Drive Thrus are the single biggest foe of good fuel economy.


----------



## Merc6 (Jun 8, 2013)

obermd said:


> Drive Thrus are the single biggest foe of good fuel economy.


Fast food in general is bad, and no longer fast. Only time I do that is 2 am after an 8 hr drive when the doors are locked and I don't feel like going to a Wawa(NJ) or something well out the way. Going in is just about the same wait as sitting in line outside plus you don't have to drive back around to get the order right a 2nd time. 

Get a standard, nobody wants to drive my car because of that.


----------



## ParisTNDude (Oct 7, 2013)

iKermit said:


> Give her the Vette.


Ok...let's not get carried away...I guess I'll just let the mileage go to pot before I give her the Vette



NYCruze2012 said:


> Why do you think my wife calls her 2012 Victory Red Sonic the "Red Rocket"? Lord help us all!


Our daughter swears her Red Hot CTD is possessed...it's always going faster than she wants it to



2013LT said:


> Although I agree with you on this.. and know it. It's hard when shes driving the car by herself.. I have no control over how she drives when I'm not in the car with her.

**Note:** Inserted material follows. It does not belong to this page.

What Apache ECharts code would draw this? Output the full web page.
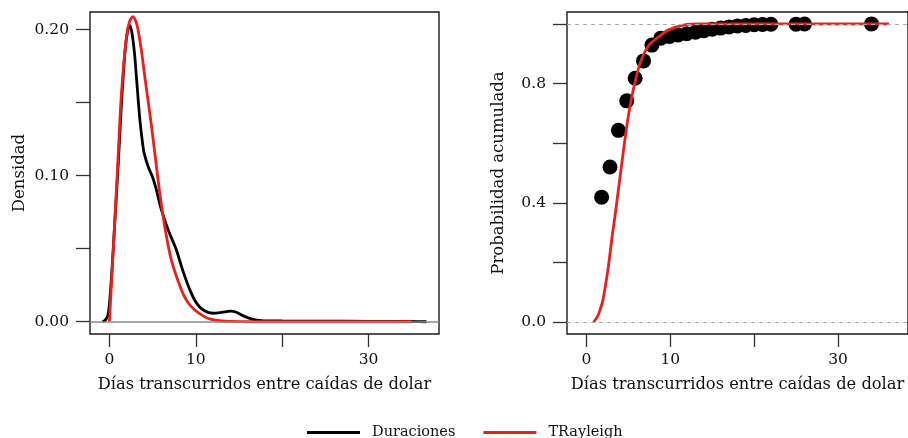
<!DOCTYPE html>
<html><head><meta charset="utf-8">
<script src="https://cdn.jsdelivr.net/npm/echarts@6/dist/echarts.min.js"></script>
<style>html,body{margin:0;padding:0;background:#fff}#c{width:908px;height:438px}</style>
</head><body><div id="c"></div>
<script>
// ---- data ----
const legendNames = ['Duraciones', 'TRayleigh'];
const xTickValues = [0, 10, 20, 30];
const xTickLabels = [0, 10, 30];
const densTickValues = [0, 0.05, 0.10, 0.15, 0.20];
const densTickLabels = [0, 0.10, 0.20];
const probTickValues = [0, 0.2, 0.4, 0.6, 0.8, 1.0];
const probTickLabels = [0, 0.4, 0.8];

// empirical density (black)
const durDensX = [-0.8, -0.5, -0.2, 0, 0.3, 0.6, 1.0, 1.4, 1.8, 2.1, 2.35, 2.6, 2.9, 3.12, 3.5, 3.8, 4.0, 4.5, 5.0, 5.45, 6.0, 6.8, 7.76, 8.5, 9.3, 10.1, 11.0, 12.0, 13.0, 14.0, 14.7, 15.5, 16.5, 17.6, 20, 25, 30, 34, 36.7];
const durDensY = [0, 0.001, 0.004, 0.012, 0.036, 0.066, 0.106, 0.15, 0.185, 0.199, 0.203, 0.198, 0.184, 0.168, 0.140, 0.124, 0.116, 0.106, 0.099, 0.090, 0.077, 0.063, 0.049, 0.035, 0.022, 0.0126, 0.0075, 0.0058, 0.0064, 0.0073, 0.0065, 0.004, 0.0018, 0.0008, 0.0005, 0.0004, 0.0003, 0.0003, 0];

// fitted density (red)
const rayDensX = [0, 0.5, 0.93, 1.39, 1.97, 2.35, 2.73, 3.1, 3.31, 3.7, 4.09, 4.87, 5.45, 5.83, 6.41, 7.18, 8.34, 9.0, 9.88, 11.0, 11.8, 13.0, 14.0, 16.0, 35.0];
const rayDensY = [0, 0.056, 0.104, 0.156, 0.195, 0.206, 0.209, 0.205, 0.200, 0.186, 0.168, 0.134, 0.106, 0.088, 0.065, 0.042, 0.0217, 0.014, 0.008, 0.0035, 0.0016, 0.0005, 0.0002, 0, 0];

// empirical cumulative (black points)
const ecdfX = [1.8, 2.8, 3.8, 4.8, 5.8, 6.8, 7.8, 8.85, 9.9, 10.9, 11.95, 13, 14, 15, 16, 17, 18, 19, 20, 21, 22, 25, 26, 34];
const ecdfY = [0.419, 0.520, 0.643, 0.742, 0.818, 0.876, 0.929, 0.952, 0.958, 0.963, 0.967, 0.972, 0.977, 0.982, 0.986, 0.990, 0.993, 0.995, 0.997, 0.998, 0.999, 0.9993, 0.9996, 1.0];

// fitted cumulative (red)
const rayCdfX = [0.85, 1.3, 1.6, 1.94, 2.3, 2.6, 3.1, 3.38, 3.6, 4.15, 4.73, 5.31, 5.9, 6.48, 7.46, 8.62, 9.8, 11.7, 13.6, 20, 36.1];
const rayCdfY = [0, 0.018, 0.040, 0.072, 0.13, 0.185, 0.297, 0.352, 0.40, 0.52, 0.643, 0.742, 0.818, 0.876, 0.929, 0.957, 0.980, 0.997, 1.0, 1.0, 1.0];

// ---- chart ----
const F = 'DejaVu Serif';
const RED = '#e8211f';
const TXT = '#111';
const zip = (a, b) => a.map((v, i) => [v, b[i]]);

function xAxisCfg(gi, min, max) {
  return {
    type: 'value', gridIndex: gi, min: min, max: max,
    name: 'Días transcurridos entre caídas de dolar', nameLocation: 'middle', nameGap: 43,
    nameTextStyle: { fontFamily: F, fontSize: 16.3, color: TXT },
    axisLine: { show: false, onZero: false },
    axisTick: { show: true, length: 13, lineStyle: { color: '#333', width: 1.3 }, customValues: xTickValues },
    axisLabel: { customValues: xTickLabels, margin: 18, fontFamily: F, fontSize: 15.5, color: TXT, formatter: v => String(v) },
    splitLine: { show: false }
  };
}
function yAxisCfg(gi, min, max, name, gap, ticks, labels, dec) {
  return {
    type: 'value', gridIndex: gi, min: min, max: max,
    name: name, nameLocation: 'middle', nameGap: gap,
    nameTextStyle: { fontFamily: F, fontSize: 16.5, color: TXT },
    axisLine: { show: false, onZero: false },
    axisTick: { show: true, length: 14, lineStyle: { color: '#333', width: 1.3 }, customValues: ticks },
    axisLabel: { customValues: labels, margin: 21, fontFamily: F, fontSize: 15.5, color: TXT, formatter: v => v.toFixed(dec) },
    splitLine: { show: false }
  };
}

const chart = echarts.init(document.getElementById('c'), null, { renderer: 'canvas' });
chart.setOption({
  animation: false,
  backgroundColor: '#fff',
  grid: [
    { left: 90, top: 12, width: 349, height: 322, show: true, borderColor: '#1a1a1a', borderWidth: 1.4, backgroundColor: 'transparent' },
    { left: 567, top: 12, width: 349, height: 322, show: true, borderColor: '#1a1a1a', borderWidth: 1.4, backgroundColor: 'transparent' }
  ],
  xAxis: [xAxisCfg(0, -2.25, 38.16), xAxisCfg(1, -2.33, 38.35)],
  yAxis: [
    yAxisCfg(0, -0.0084, 0.2121, 'Densidad', 62, densTickValues, densTickLabels, 2),
    yAxisCfg(1, -0.04, 1.04, 'Probabilidad acumulada', 60, probTickValues, probTickLabels, 1)
  ],
  legend: {
    left: 302, top: 420, itemWidth: 53, itemHeight: 3, itemGap: 28, icon: 'rect', selectedMode: false,
    data: [
      { name: legendNames[0], itemStyle: { color: '#000' } },
      { name: legendNames[1], itemStyle: { color: RED } }
    ],
    textStyle: { fontFamily: F, fontSize: 14.5, color: TXT, padding: [0, 0, 0, 7] }
  },
  series: [
    { type: 'line', xAxisIndex: 0, yAxisIndex: 0, data: [], silent: true, z: 1,
      markLine: { silent: true, symbol: ['none', 'none'], label: { show: false },
        lineStyle: { color: '#8a8a8a', width: 1.5, type: 'solid' }, data: [{ yAxis: 0 }] } },
    { name: legendNames[0], type: 'line', xAxisIndex: 0, yAxisIndex: 0, z: 2, data: zip(durDensX, durDensY),
      showSymbol: false, smooth: 0.3, lineStyle: { color: '#000', width: 2.8 }, itemStyle: { color: '#000' } },
    { name: legendNames[1], type: 'line', xAxisIndex: 0, yAxisIndex: 0, z: 3, data: zip(rayDensX, rayDensY),
      showSymbol: false, smooth: 0.3, lineStyle: { color: RED, width: 2.8 }, itemStyle: { color: RED } },

    { type: 'line', xAxisIndex: 1, yAxisIndex: 1, data: [], silent: true, z: 1,
      markLine: { silent: true, symbol: ['none', 'none'], label: { show: false },
        lineStyle: { color: '#aaaaaa', width: 1, type: [4, 4] }, data: [{ yAxis: 0 }, { yAxis: 1 }] } },
    { name: legendNames[0], type: 'scatter', xAxisIndex: 1, yAxisIndex: 1, z: 2, data: zip(ecdfX, ecdfY),
      symbol: 'circle', symbolSize: 15, itemStyle: { color: '#000', opacity: 1 } },
    { name: legendNames[1], type: 'line', xAxisIndex: 1, yAxisIndex: 1, z: 3, data: zip(rayCdfX, rayCdfY),
      showSymbol: false, smooth: 0.3, lineStyle: { color: RED, width: 2.8 }, itemStyle: { color: RED } }
  ]
});
</script>
</body></html>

It's very easy for her to drop my MPG by 5-7 just by driving to work because she stops at two drive thrus on the way there. She doesn't get it and still lives by the motto.. getting there faster is the better way, who cares of the consequences. Even after I showed her my 680 mile tank she pretty much said yea.. but I have to wait an extra 15 minutes for you to get home. She does not support me at all in the hypermiling and I swear when she takes my car out she purposely ruins the MPG for that tank lol... I kind of understand where shes coming from because it does take me longer to get home. To get 680 miles I had to tell her that shes not driving the car at all for a couple weeks. /rant.
> 
> P.S. This site is SUPER slow today.


My wife has been known to say, as she drives faster and faster, that she wants to "get there before the car runs out of gas!!!!" Ok, honey, just do it your way!


----------



## 2013LT (Jul 3, 2013)

^Hahaha that's a good one


----------